* BEGIN *
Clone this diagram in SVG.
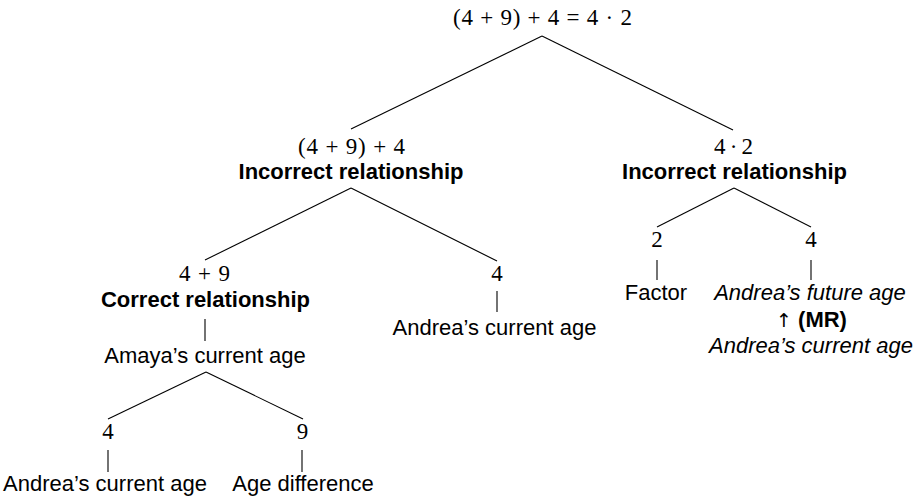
<svg xmlns="http://www.w3.org/2000/svg" width="921" height="500" viewBox="0 0 921 500">
<style>
.m{font-family:"Liberation Serif","DejaVu Serif",serif;font-size:23px;fill:#000;text-anchor:middle}
.t{font-family:"Liberation Sans",Arial,sans-serif;font-size:22px;fill:#000;text-anchor:middle}
.b{font-weight:bold}
.i{font-style:italic}
.e{stroke:#000;stroke-width:1.1;fill:none}
</style>
<rect width="921" height="500" fill="#fff"/>
<g id="connectors">
<line class="e" x1="542" y1="36" x2="351" y2="129"/>
<line class="e" x1="542" y1="36" x2="733" y2="130"/>
<line class="e" x1="351" y1="188" x2="205" y2="260"/>
<line class="e" x1="351" y1="188" x2="497" y2="261"/>
<line class="e" x1="734" y1="188" x2="657" y2="227"/>
<line class="e" x1="734" y1="188" x2="811" y2="227"/>
<line class="e" x1="206" y1="372" x2="108" y2="419"/>
<line class="e" x1="206" y1="372" x2="303" y2="419"/>
<line class="e" x1="205" y1="319" x2="205" y2="341"/>
<line class="e" x1="497" y1="291" x2="497" y2="312"/>
<line class="e" x1="657" y1="260" x2="657" y2="280"/>
<line class="e" x1="811" y1="260" x2="811" y2="280"/>
<line class="e" x1="108" y1="450" x2="108" y2="472"/>
<line class="e" x1="302" y1="450" x2="302" y2="472"/>
</g>
<g id="root">
<text class="m" x="542.5" y="25" textLength="179" lengthAdjust="spacing">(4 + 9) + 4 = 4 · 2</text>
</g>
<g id="left">
<text class="m" x="351.5" y="154" textLength="107" lengthAdjust="spacing">(4 + 9) + 4</text>
<text class="t b" x="351" y="179">Incorrect relationship</text>
</g>
<g id="right">
<text class="m" x="733.5" y="154" textLength="39" lengthAdjust="spacing">4 · 2</text>
<text class="t b" x="734.5" y="179">Incorrect relationship</text>
</g>
<g id="sum49">
<text class="m" x="204.5" y="281" textLength="51" lengthAdjust="spacing">4 + 9</text>
<text class="t b" x="205.5" y="307">Correct relationship</text>
</g>
<g id="amaya">
<text class="t" x="205" y="363">Amaya’s current age</text>
</g>
<g id="four-mid">
<text class="m" x="497" y="281">4</text>
</g>
<g id="andrea-mid">
<text class="t" x="494.5" y="335">Andrea’s current age</text>
</g>
<g id="two">
<text class="m" x="657" y="247">2</text>
</g>
<g id="factor">
<text class="t" x="656" y="300">Factor</text>
</g>
<g id="four-right">
<text class="m" x="811" y="247">4</text>
</g>
<g id="andrea-future">
<text class="t i" x="810" y="300">Andrea’s future age</text>
<text class="t" x="811.5" y="327"><tspan font-family="DejaVu Sans, sans-serif" font-size="19">↑</tspan> <tspan class="b">(MR)</tspan></text>
<text class="t i" x="811" y="353">Andrea’s current age</text>
</g>
<g id="four-bottom">
<text class="m" x="108" y="439">4</text>
</g>
<g id="andrea-bottom">
<text class="t" x="105" y="491">Andrea’s current age</text>
</g>
<g id="nine">
<text class="m" x="302.5" y="439">9</text>
</g>
<g id="agediff">
<text class="t" x="303" y="491">Age difference</text>
</g>
</svg>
* END *
> Given exercise:
The listing above must be printed again exactly, minus its pictures.

> Correct answer:
Clone this diagram in SVG.
<svg xmlns="http://www.w3.org/2000/svg" width="921" height="500" viewBox="0 0 921 500">
<style>
.m{font-family:"Liberation Serif","DejaVu Serif",serif;font-size:23px;fill:#000;text-anchor:middle}
.t{font-family:"Liberation Sans",Arial,sans-serif;font-size:22px;fill:#000;text-anchor:middle}
.b{font-weight:bold}
.i{font-style:italic}
.e{stroke:#000;stroke-width:1.1;fill:none}
</style>
<rect width="921" height="500" fill="#fff"/>
<g id="connectors">
<line class="e" x1="542" y1="36" x2="351" y2="129"/>
<line class="e" x1="542" y1="36" x2="733" y2="130"/>
<line class="e" x1="351" y1="188" x2="205" y2="260"/>
<line class="e" x1="351" y1="188" x2="497" y2="261"/>
<line class="e" x1="734" y1="188" x2="657" y2="227"/>
<line class="e" x1="734" y1="188" x2="811" y2="227"/>
<line class="e" x1="206" y1="372" x2="108" y2="419"/>
<line class="e" x1="206" y1="372" x2="303" y2="419"/>
<line class="e" x1="205" y1="319" x2="205" y2="341"/>
<line class="e" x1="497" y1="291" x2="497" y2="312"/>
<line class="e" x1="657" y1="260" x2="657" y2="280"/>
<line class="e" x1="811" y1="260" x2="811" y2="280"/>
<line class="e" x1="108" y1="450" x2="108" y2="472"/>
<line class="e" x1="302" y1="450" x2="302" y2="472"/>
</g>
<g id="root">
<text class="m" x="542.5" y="25" textLength="179" lengthAdjust="spacing">(4 + 9) + 4 = 4 · 2</text>
</g>
<g id="left">
<text class="m" x="351.5" y="154" textLength="107" lengthAdjust="spacing">(4 + 9) + 4</text>
<text class="t b" x="351" y="179">Incorrect relationship</text>
</g>
<g id="right">
<text class="m" x="733.5" y="154" textLength="39" lengthAdjust="spacing">4 · 2</text>
<text class="t b" x="734.5" y="179">Incorrect relationship</text>
</g>
<g id="sum49">
<text class="m" x="204.5" y="281" textLength="51" lengthAdjust="spacing">4 + 9</text>
<text class="t b" x="205.5" y="307">Correct relationship</text>
</g>
<g id="amaya">
<text class="t" x="205" y="363">Amaya’s current age</text>
</g>
<g id="four-mid">
<text class="m" x="497" y="281">4</text>
</g>
<g id="andrea-mid">
<text class="t" x="494.5" y="335">Andrea’s current age</text>
</g>
<g id="two">
<text class="m" x="657" y="247">2</text>
</g>
<g id="factor">
<text class="t" x="656" y="300">Factor</text>
</g>
<g id="four-right">
<text class="m" x="811" y="247">4</text>
</g>
<g id="andrea-future">
<text class="t i" x="810" y="300">Andrea’s future age</text>
<text class="t" x="811.5" y="327"><tspan font-family="DejaVu Sans, sans-serif" font-size="19">↑</tspan> <tspan class="b">(MR)</tspan></text>
<text class="t i" x="811" y="353">Andrea’s current age</text>
</g>
<g id="four-bottom">
<text class="m" x="108" y="439">4</text>
</g>
<g id="andrea-bottom">
<text class="t" x="105" y="491">Andrea’s current age</text>
</g>
<g id="nine">
<text class="m" x="302.5" y="439">9</text>
</g>
<g id="agediff">
<text class="t" x="303" y="491">Age difference</text>
</g>
</svg>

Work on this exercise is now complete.